At its peak, this provided considerable revenue, he said.
Dwindling salaries, lower morale
Dwindling salaries have made ISIL fighters resentful and angry, al-Hadidi said, noting that their economic woes have affected their fighting morale.
Some fighters have resorted to looting private homes in western Mosul, "trying to steal anything they can find, such as food and personal belongings, under the pretext that the group is in a state of war and needs support", he said.
In an attempt to urge on its fighters, the group’s preachers have tried to justify the salary decreases, he added, promoting the idea that “money is not the purpose behind fighting" and they need to prepare for “even worse to come”.
ISIL used to be generous with its fighters, a ploy that drew many low-income Iraqis into its ranks, Iraqi MP Ammar Tumah told Diyaruna.
But since its sources of funding have dried up, it no longer has the power to maintain complete control over its fighters, he said, which will ultimately threaten its survival on the ground.
According to a February 17th report by the London-based International Centre for the Study of Radicalisation (ICSR), ISIL’s revenues from taxes, plundering and selling oil on the black market have halved, compared with 2014.
The report reveals that the group has lost control over a large swath of territory in Iraq over the past few months, bringing its revenues down to $870 million at the start of 2016, compared with a previous $1.9 billion.
The study’s estimates made use of ISIL documents and data provided by government authorities, reports prepared by journalists and research centres, and interviews with government representatives and experts.
Leaders jump ship with money
The international air campaign targeting the group’s oil and artefact smuggling operations has played a major role in weakening its defences and lowering morale, Tumah noted.
“With the start of the military campaign in Mosul, we have heard of senior commanders abandoning the group and escaping with large amounts of money," he said.

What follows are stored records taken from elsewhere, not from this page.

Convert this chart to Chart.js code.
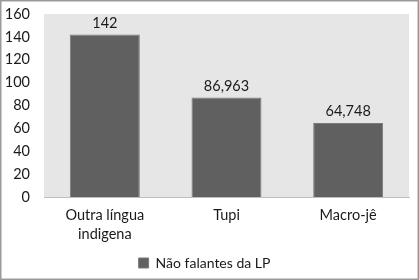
<!DOCTYPE html>
<html>
<head>
<meta charset="utf-8">
<script src="https://cdn.jsdelivr.net/npm/chart.js@4"></script>
<style>
  body { margin: 0; background: #fff; }
  #wrap { position: relative; width: 419px; height: 280px; }
</style>
</head>
<body>
<div id="wrap"><canvas id="chart" width="419" height="280"></canvas></div>
<script>
const categories = [["Outra língua", "indigena"], "Tupi", "Macro-jê"];
const values = [142, 86.963, 64.748];
const valueLabels = ["142", "86,963", "64,748"];
const seriesName = "Não falantes da LP";
const yTicks = [0, 20, 40, 60, 80, 100, 120, 140, 160];

const FONT = "Lato, 'Open Sans', sans-serif";
Chart.defaults.font.family = FONT;
Chart.defaults.font.size = 14.5;
Chart.defaults.color = "#1a1a1a";

// plot background + outer frame
const frame = {
    id: "frame",
    beforeDraw(chart) {
        const { ctx, chartArea: a } = chart;
        ctx.save();
        ctx.fillStyle = "#fff";
        ctx.fillRect(0, 0, chart.width, chart.height);
        ctx.fillStyle = "#e6e6e6";
        ctx.fillRect(a.left, a.top, a.right - a.left, a.bottom - a.top);
        ctx.restore();
    },
    afterDraw(chart) {
        const ctx = chart.ctx;
        ctx.save();
        ctx.strokeStyle = "#9a9a9a";
        ctx.lineWidth = 1.5;
        ctx.strokeRect(0.75, 0.75, chart.width - 1.5, chart.height - 1.5);
        ctx.restore();
    }
};

// value labels above bars
const barLabels = {
    id: "barLabels",
    afterDatasetsDraw(chart) {
        const ctx = chart.ctx;
        const meta = chart.getDatasetMeta(0);
        ctx.save();
        ctx.font = "14.5px " + FONT;
        ctx.fillStyle = "#1a1a1a";
        ctx.textAlign = "center";
        ctx.textBaseline = "bottom";
        meta.data.forEach((bar, i) => {
            ctx.fillText(valueLabels[i], bar.x, bar.y - 4);
        });
        ctx.restore();
    }
};

new Chart(document.getElementById("chart"), {
    type: "bar",
    data: {
        labels: categories,
        datasets: [{
            label: seriesName,
            data: values,
            backgroundColor: "#606060",
            borderColor: "#7a7a7a",
            borderWidth: 1,
            barPercentage: 1,
            categoryPercentage: 0.575
        }]
    },
    options: {
        responsive: false,
        animation: false,
        layout: { padding: { top: 14, right: 10, left: 0, bottom: 0 } },
        plugins: {
            legend: {
                position: "bottom",
                labels: {
                    boxWidth: 10,
                    boxHeight: 10,
                    padding: 6,
                    font: { size: 14, family: FONT },
                    color: "#1a1a1a"
                }
            },
            tooltip: { enabled: false }
        },
        scales: {
            x: {
                grid: { display: false, drawTicks: false },
                border: { display: true, color: "#bfbfbf" },
                ticks: { padding: 9, maxRotation: 0, autoSkip: false, font: { lineHeight: 1.3 } },
                afterFit(scale) { scale.height = 53; }
            },
            y: {
                min: 0,
                max: 160,
                afterBuildTicks(scale) { scale.ticks = yTicks.map(v => ({ value: v })); },
                grid: { display: false, drawTicks: false },
                border: { display: false },
                ticks: { padding: 14 },
                afterFit(scale) {
                    scale.width = 44;
                    scale.paddingTop = 0;
                    scale.paddingBottom = 0;
                }
            }
        }
    },
    plugins: [frame, barLabels]
});
</script>
</body>
</html>
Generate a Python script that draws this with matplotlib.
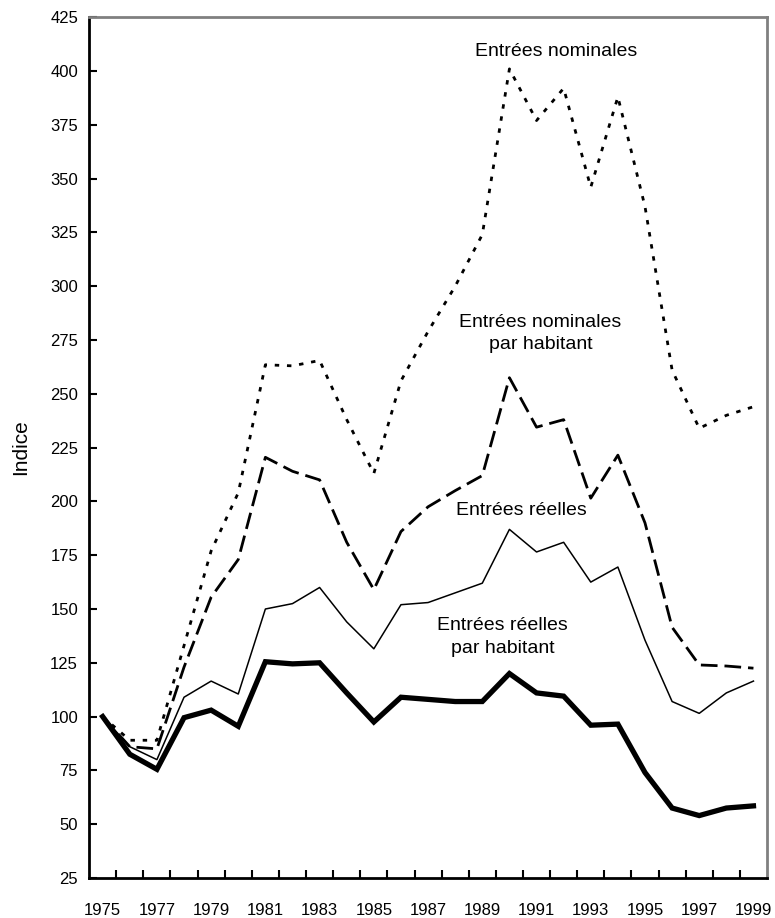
import numpy as np
import matplotlib.pyplot as plt

# --- data (indice, 1975 = 100) ---
years = list(range(1975, 2000))

nominales = [100, 89, 89, 133, 177, 204, 263.5, 263, 265.5, 238, 213,
             256, 279, 300, 324, 401, 377, 392, 346, 388, 337, 261,
             234, 240, 244]

nominales_hab = [100, 86, 85, 123, 155.5, 173, 220.5, 214, 210, 181, 159,
                 186, 197.5, 205, 212, 257.5, 234.5, 238, 201.5, 221.5,
                 190, 141.5, 124, 123.5, 122.5]

reelles = [100, 86, 80, 109, 116.5, 110.5, 150, 152.5, 160, 144, 131.5,
           152, 153, 157.5, 162, 187, 176.5, 181, 162.5, 169.5, 135.5,
           107, 101.5, 111, 116.5]

reelles_hab = [100, 82.5, 75.5, 99.5, 103, 95.5, 125.5, 124.5, 125, 111,
               97.5, 109, 108, 107, 107, 120, 111, 109.5, 96, 96.5, 74,
               57.5, 54, 57.5, 58.5]

labels = [str(y) if (y - 1975) % 2 == 0 else '' for y in years]

plt.rcParams['font.family'] = ['Liberation Sans', 'DejaVu Sans']

fig = plt.figure(figsize=(7.75, 9.18), dpi=100)
ax = fig.add_axes([0.115, 0.0436, 0.8747, 0.9376])

x = np.arange(len(years))

ax.plot(x, nominales, color='black', lw=2.0, linestyle=(0, (1.6, 2.8)),
        dash_capstyle='butt')
ax.plot(x, nominales_hab, color='black', lw=2.0, linestyle=(0, (6, 2.5)),
        dash_capstyle='butt')
ax.plot(x, reelles, color='black', lw=1.1)
ax.plot(x, reelles_hab, color='black', lw=3.8, solid_joinstyle='miter')

# --- series labels ---
ax.text(16.74, 409, 'Entrées nominales', ha='center', va='center', fontsize=14)
ax.text(16.15, 278, 'Entrées nominales\npar habitant', ha='center',
        va='center', fontsize=14, linespacing=1.45)
ax.text(15.45, 196, 'Entrées réelles', ha='center', va='center', fontsize=14)
ax.text(14.75, 137, 'Entrées réelles\npar habitant', ha='center',
        va='center', fontsize=14, linespacing=1.45)

# --- axes ---
ax.set_xlim(-0.5, len(years) - 0.5)
ax.set_ylim(25, 425)
ax.set_yticks(np.arange(25, 426, 25))
ax.set_xticks(x)
ax.set_xticklabels(labels)
ax.set_xticks(np.arange(0.5, len(years) - 1, 1), minor=True)
ax.tick_params(axis='x', which='major', length=0, labelsize=12, pad=18)
ax.tick_params(axis='x', which='minor', direction='in', length=6, width=1.5)
ax.tick_params(axis='y', direction='in', length=6, width=1.5, labelsize=12,
               pad=8)
ax.set_ylabel('Indice', fontsize=15, labelpad=14)

for side in ['left', 'bottom']:
    ax.spines[side].set_color('black')
    ax.spines[side].set_linewidth(2)
for side in ['top', 'right']:
    ax.spines[side].set_color('#808080')
    ax.spines[side].set_linewidth(2)

plt.savefig('out.png', dpi=100)
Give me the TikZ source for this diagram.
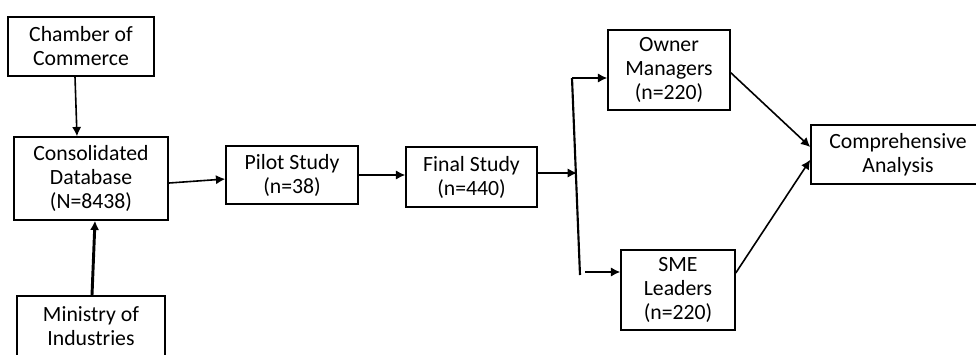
\documentclass[tikz,border=0pt]{standalone}
\usepackage{fontspec}
\setmainfont{Carlito}
\usetikzlibrary{arrows.meta}
\begin{document}
\begin{tikzpicture}[x=0.75pt,y=-0.75pt,
  box/.style={draw,line width=1.1pt,align=center,inner sep=0pt,
    font=\fontsize{16.3}{18}\selectfont},
  link/.style={-{Latex[length=7pt,width=7pt]},line width=1.2pt}]
\clip (0,0) rectangle (976,354);
\node[box,minimum width=109.5pt,minimum height=44.25pt] (cham) at (81,46.5) {Chamber of\\Commerce};
\node[box,minimum width=115.5pt,minimum height=62.25pt] (cons) at (91,178.5) {Consolidated\\Database\\(N=8438)};
\node[box,minimum width=111pt,minimum height=45pt] (mini) at (91,326) {Ministry of\\Industries};
\node[box,minimum width=99pt,minimum height=43.5pt] (pilot) at (292,175) {Pilot Study\\(n=38)};
\node[box,minimum width=98.25pt,minimum height=45pt] (final) at (471.5,177) {Final Study\\(n=440)};
\node[box,minimum width=91.5pt,minimum height=60pt] (owner) at (669,70) {Owner\\Managers\\(n=220)};
\node[box,minimum width=85.5pt,minimum height=60pt] (sme) at (678,290) {SME\\Leaders\\(n=220)};
\node[box,minimum width=130.5pt,minimum height=44.25pt] (comp) at (898,154.5) {Comprehensive\\Analysis};
% split after the final study
\coordinate (bt) at (572,78);
\coordinate (bm) at (577,173);
\coordinate (bb) at (580,275);
\coordinate (bs) at (585,272);
\draw[link] ([xshift=-4.5pt]cham.south) -- ([xshift=-10.5pt]cons.north);
\draw[link,line width=2.2pt] ([xshift=0.75pt]mini.north) -- ([xshift=3pt]cons.south);
\draw[link] ([yshift=-3.4pt]cons.east) -- ([yshift=-3pt]pilot.west);
\draw[link] (pilot.east) -- (pilot.east -| final.west);
\draw[link] (final.east |- bm) -- (bm);
\draw[line width=1.6pt] (bt) -- (bb);
\draw[link] (bt) -- (bt -| owner.west);
\draw[link] (bs) -- (bs -| sme.west);
\draw[link] ([yshift=-2pt]owner.east) -- ([yshift=5.6pt]comp.west);
\draw[link] ([yshift=12.75pt]sme.east) -- ([yshift=-4pt]comp.west);
\end{tikzpicture}
\end{document}
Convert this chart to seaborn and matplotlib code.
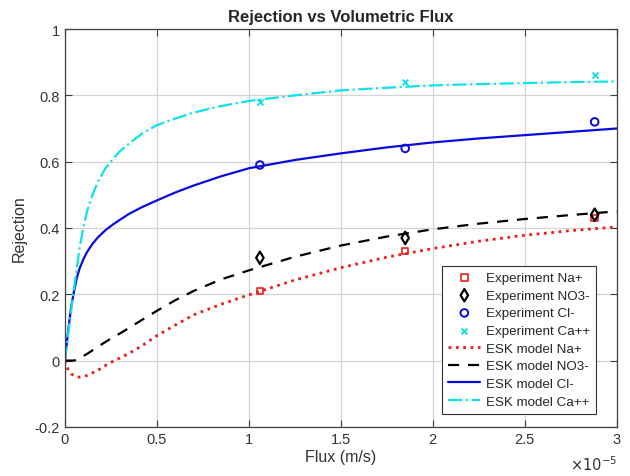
import numpy as np
import matplotlib
matplotlib.use("Agg")
import matplotlib.pyplot as plt
from matplotlib.ticker import FuncFormatter
import seaborn as sns

sns.set_style("white")
plt.rcParams['font.family'] = ['Liberation Sans', 'DejaVu Sans']

# experimental points
flux_exp = [1.06e-5, 1.85e-5, 2.88e-5]
na_exp = [0.21, 0.33, 0.43]
no3_exp = [0.31, 0.37, 0.44]
cl_exp = [0.59, 0.64, 0.72]
ca_exp = [0.78, 0.84, 0.86]

# ESK model curves
flux_model = np.array([0, 0.01, 0.02, 0.035, 0.05, 0.065, 0.08, 0.1, 0.12, 0.15,
                       0.18, 0.22, 0.26, 0.3, 0.35, 0.42, 0.5, 0.6, 0.7, 0.85,
                       1.0, 1.25, 1.5, 1.75, 2.0, 2.25, 2.5, 2.75, 3.0]) * 1e-5
na_model = [0, -0.017, -0.03, -0.04, -0.046, -0.049, -0.05, -0.048, -0.045, -0.037,
            -0.029, -0.015, -0.003, 0.008, 0.022, 0.045, 0.075, 0.107, 0.138, 0.17,
            0.198, 0.243, 0.28, 0.312, 0.338, 0.36, 0.378, 0.392, 0.403]
no3_model = [0, 0, 0, 0, 0, 0.003, 0.008, 0.014, 0.02, 0.031,
             0.042, 0.056, 0.07, 0.082, 0.099, 0.123, 0.15, 0.182, 0.21, 0.245,
             0.272, 0.313, 0.347, 0.374, 0.396, 0.413, 0.427, 0.439, 0.45]
cl_model = [0, 0.05, 0.10, 0.165, 0.21, 0.25, 0.278, 0.305, 0.327, 0.352,
            0.372, 0.393, 0.41, 0.425, 0.443, 0.463, 0.483, 0.507, 0.528, 0.556,
            0.58, 0.605, 0.625, 0.643, 0.658, 0.67, 0.68, 0.69, 0.70]
ca_model = [0, 0.045, 0.09, 0.155, 0.22, 0.28, 0.34, 0.40, 0.45, 0.50,
            0.54, 0.58, 0.607, 0.632, 0.655, 0.685, 0.71, 0.73, 0.748, 0.768,
            0.783, 0.80, 0.815, 0.823, 0.83, 0.834, 0.837, 0.84, 0.842]

red = '#ee1c1c'
blue = '#0a0ae0'
cyan = '#10e0e8'

fig = plt.figure(figsize=(6.3, 4.77), dpi=100)
ax = fig.add_axes([0.103, 0.103, 0.876, 0.834])

sns.scatterplot(x=flux_exp, y=na_exp, marker='s', s=22, facecolors='none',
                edgecolor=red, linewidth=1.2, label='Experiment Na+', ax=ax, zorder=5)
sns.scatterplot(x=flux_exp, y=no3_exp, marker='d', s=40, facecolors='none',
                edgecolor='black', linewidth=1.6, label='Experiment NO3-', ax=ax, zorder=5)
sns.scatterplot(x=flux_exp, y=cl_exp, marker='o', s=30, facecolors='none',
                edgecolor=blue, linewidth=1.4, label='Experiment Cl-', ax=ax, zorder=5)
sns.scatterplot(x=flux_exp, y=ca_exp, marker='x', s=18, color=cyan,
                linewidth=1.4, label='Experiment Ca++', ax=ax, zorder=5)

sns.lineplot(x=flux_model, y=na_model, color=red, linestyle=':', linewidth=2,
             label='ESK model Na+', ax=ax)
sns.lineplot(x=flux_model, y=no3_model, color='black', linestyle=(0, (5, 4)),
             linewidth=1.6, label='ESK model NO3-', ax=ax)
sns.lineplot(x=flux_model, y=cl_model, color=blue, linestyle='-', linewidth=1.6,
             label='ESK model Cl-', ax=ax)
sns.lineplot(x=flux_model, y=ca_model, color=cyan, linestyle='-.', linewidth=1.6,
             label='ESK model Ca++', ax=ax)

ax.set_xlim(0, 3e-5)
ax.set_ylim(-0.2, 1)
ax.set_xticks(np.arange(0, 3.01e-5, 0.5e-5))
ax.set_yticks(np.arange(-0.2, 1.01, 0.2))
ax.xaxis.set_major_formatter(FuncFormatter(lambda v, p: '%g' % round(v / 1e-5, 3)))
ax.yaxis.set_major_formatter(FuncFormatter(lambda v, p: '%g' % round(v, 3)))
ax.grid(True, color='#d4d4d4', linewidth=0.9)
ax.set_axisbelow(True)

for s in ax.spines.values():
    s.set_color('#404040')
    s.set_linewidth(0.9)
ax.tick_params(direction='in', length=5, width=0.8, color='#404040',
               labelsize=10.5, labelcolor='#333333', top=True, right=True,
               bottom=True, left=True)

ax.set_title('Rejection vs Volumetric Flux', fontsize=12, fontweight='bold', pad=6)
ax.set_xlabel('Flux (m/s)', fontsize=11.5, color='#333333', labelpad=2)
ax.set_ylabel('Rejection', fontsize=11.5, color='#333333', labelpad=6)
ax.text(1.0, -0.093, r'$\times10^{-5}$', transform=ax.transAxes, ha='right',
        va='center', fontsize=10.5, color='#333333')

leg = ax.legend(loc='lower right', bbox_to_anchor=(0.962, 0.033), fontsize=9.6,
                frameon=True, fancybox=False, handlelength=2.4, labelspacing=0.4,
                borderpad=0.45, handletextpad=0.4, framealpha=1, borderaxespad=0)
leg.get_frame().set_edgecolor('#333333')
leg.get_frame().set_linewidth(0.8)

fig.savefig('out.png', dpi=100)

"This, in turn, constituted a violent psychological blow to the rest of ISIL, whose members found themselves alone on the battlefield, without a leadership that guides and looks after them and their families," he said.
Successive losses have revealed the true face of ISIL “as a gang that thrives on murder and plundering”, said al-Mustansiriya University political science teacher Issam al-Fayli.
“This group has been unscrupulous in raising money and today, it is robbing itself," he told Diyaruna. "The group’s leaders are jumping ship and taking the money with them, leaving their followers to their fate."